I have started collecting Process information on a virtual machine that has 1 processor. I am seeing %_Processor_Time statistics of upwards of 1000%. I understand that you could get a percentage greater than 100% on a machine with multiple sockets/cores, but that doesn't seem to be the case here. Can anyone explain what it is that I'm seeing? Running perfmon on the VM looks normal, so how can a process use a percentage of the CPU that is so high?
This has just been fixed and available for download, in 8.1.7+, 8.2.3+, 8.3.x and afterwards.
It is found in the release notes in Fixed Issues section, for example version 8.2.3 - https://docs.splunk.com/Documentation/Splunk/8.2.3/ReleaseNotes/Fixedissues
Please check the release notes for the versions you want to upgrade to. ( SPL-210455)
I have just run into a similar issue and it may be down to a limitation in how Perfmon functions. Explanation:
Why you see data greater than expected is due to a design limitation in perflib V1/PDH. To calculate the percentage of CPU usage, PDH needs two samples (each with a raw value and a timestamp); the problem is that PDH uses only the instance name to match the processes, so it can sometimes use two samples from different processes.
For example, in the table below there are 3 processes (black, green and red). Each sample is 1 second apart, and the values represent the total number of milliseconds each process has ran for since it started. The first row indicates how PDH names the process;
X X#1 X#2
Sample 1 0 0 0
Sample 2 20 10 500
Sample 3 40 20 1000 Process in green is deleted, so process in red becomes X#1
Sample 4 60 1500 It looks like process X#1 ran for 1480s in this 1s interval!
Sample 5 80 2000 ß Everything seems back to normal now.
Ref: Info about Counter "% Processor Time"? (microsoft.com)
With a possible fix being listed here: Perfmon: Identifying processes by PID instead of instance - Microsoft Tech Community
I haven't tested the fix yet but will report back with results if it does get implemented.
The VM being monitored has 1 Core and 1 Logical Processor.

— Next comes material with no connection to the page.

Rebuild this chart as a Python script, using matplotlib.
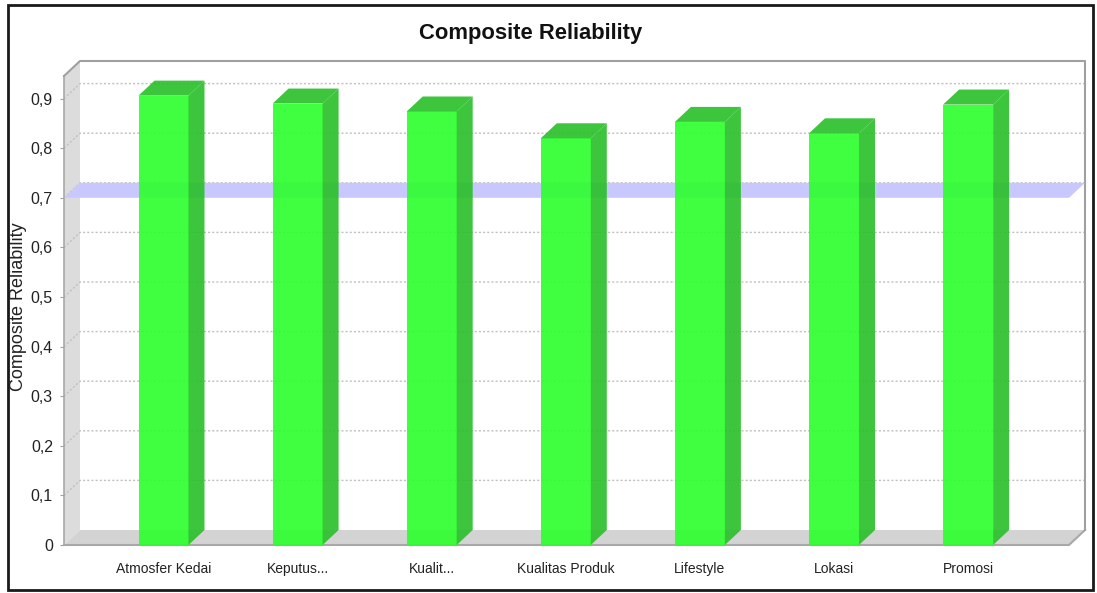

The Percent of Processor Time is %17,967. Going by the NumberOfProcessors x 100 formula, the machine would need 180 sockets/cores in order to reach that number?? I could see %101 percent due to threading issues, but %18,000? The only way I could see that being accurate is if the VM had knowledge of the underlying hardware (VM Hosts) but I'm fairly sure that is not the case.
Do you have access to the actual logs? Find an event that is over 100%. If you open an event, click on the Event Actions drop down, you may be able to view source. Here is an example of one of mine:
12/24/2019 15:05:44.584 -0500
collection=Process
object=Process
counter="% Processor Time"
instance=splunk-perfmon
Value=2.9410862311424606
If your event value is different from the value in the raw log, you may have an issue with the parser.
In perfmon, go to the Performance node where it give you the overview and system summary. In the lower pane, it shows processor information. Are the columns like 0,1 and 0,1? If so, these are cores that may contribute to the measure you're seeing.
Columns are _Total, 0,_Total, and 0,0